Even if it’s a tiny need. Even if it’s a frivolous need. Find that spot where your skill & an empty space intersect. Take a thing that works okay & figure out a way to make it work better. Make something that’s already really useful really beautiful as well.
Let’s be frank: there are a metric shit ton of makers out there. If you’re going to make yourself stand out in a crowded marketplace, you need to come up with a really good reason why people should buy your stuff. “Because I worked really hard on it,” isn’t enough; people will not buy from you just because you spent fifteen hours hand painting a Scrabble tile to look like a Cheez-It. A pity purchase isn’t how you net loyal customers.

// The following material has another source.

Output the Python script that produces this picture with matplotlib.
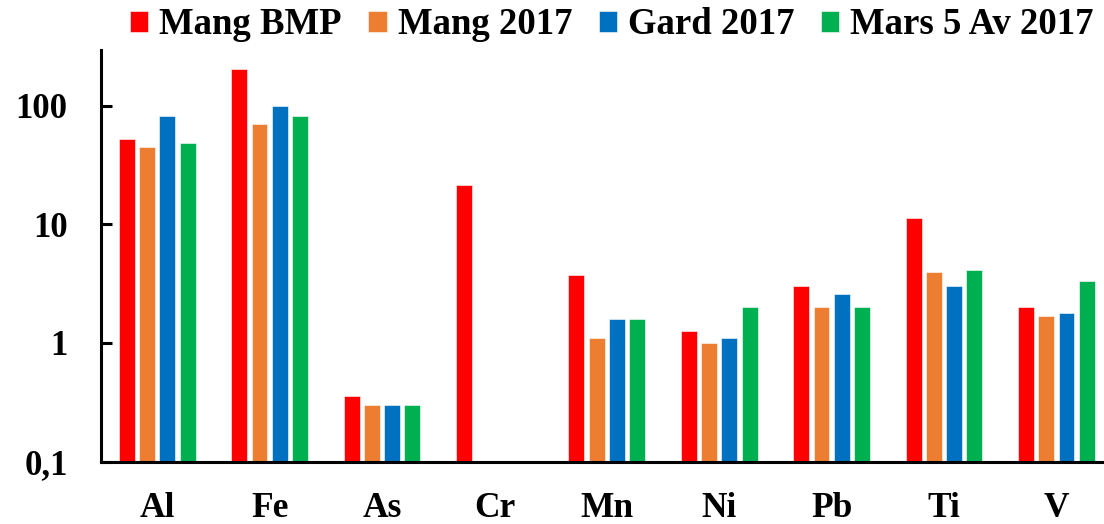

This isn’t to say that you can’t succeed unless you literally reinvent the wheel. You just need to figure out how you could make it just a little bit better.
Pay Yourself
No, dammit, seriously, I mean it. Figure out what it costs to make one of your kimchi-stuffed marshmallows, from supplies & ingredients to packaging & printer ink. Then figure out how long it takes for you to make it, and add in an hourly wage for yourself. You are a maker, not a charity; if you want to quit that day job, you have to pay yourself.
More importantly, you have to value the work that you do before you can expect anyone else to value it.
If you don’t factor in labor when you price your items, your prices will be too low. Contrary to popular opinion, low prices do not net long term sales, not in the hand made world. Price your work cheaply, & people will assume that it’s cheap in quality, too.
There are a ton of pricing calculators out there, so I’m not holding your hand through that process. Just make sure at the end of the day, your work is working for you.
Be grateful
Here it is folks, the end game, benchmark, if-you-listen-to-nothing-else-I’ve-said-for-god’s-sake-listen-to-this moment.
Say thank you. Say it A LOT. Thank your customers. Thank your suppliers. Thank your connections. Thank your detractors.
And then thank your customers again.
Never let your customers think for one hot minute that you take their support for granted.
Invite them into your work space; host open houses, post in-process pictures, share disaster stories, let them see you doing what you do best.
Give them something; get super pretty business cards to put in each order, make a coupon code just for returning customers, send freebies, make a behind-the-scenes video.
Let them know you’re listening; answer emails & convos, send a hand-written note, maintain an active Facebook page/Twitter/Instagram that lets your customers talk to you in public.
Our customers are why we get to do what we do all day; without them, we’d be stuck in uninspiring day jobs, getting flack & making money for other people. Our customers set us free. Never forget that.
***
So yeah, you probably thought this was going to be a post all about getting found in Etsy searches & how to tag your products… Whoops.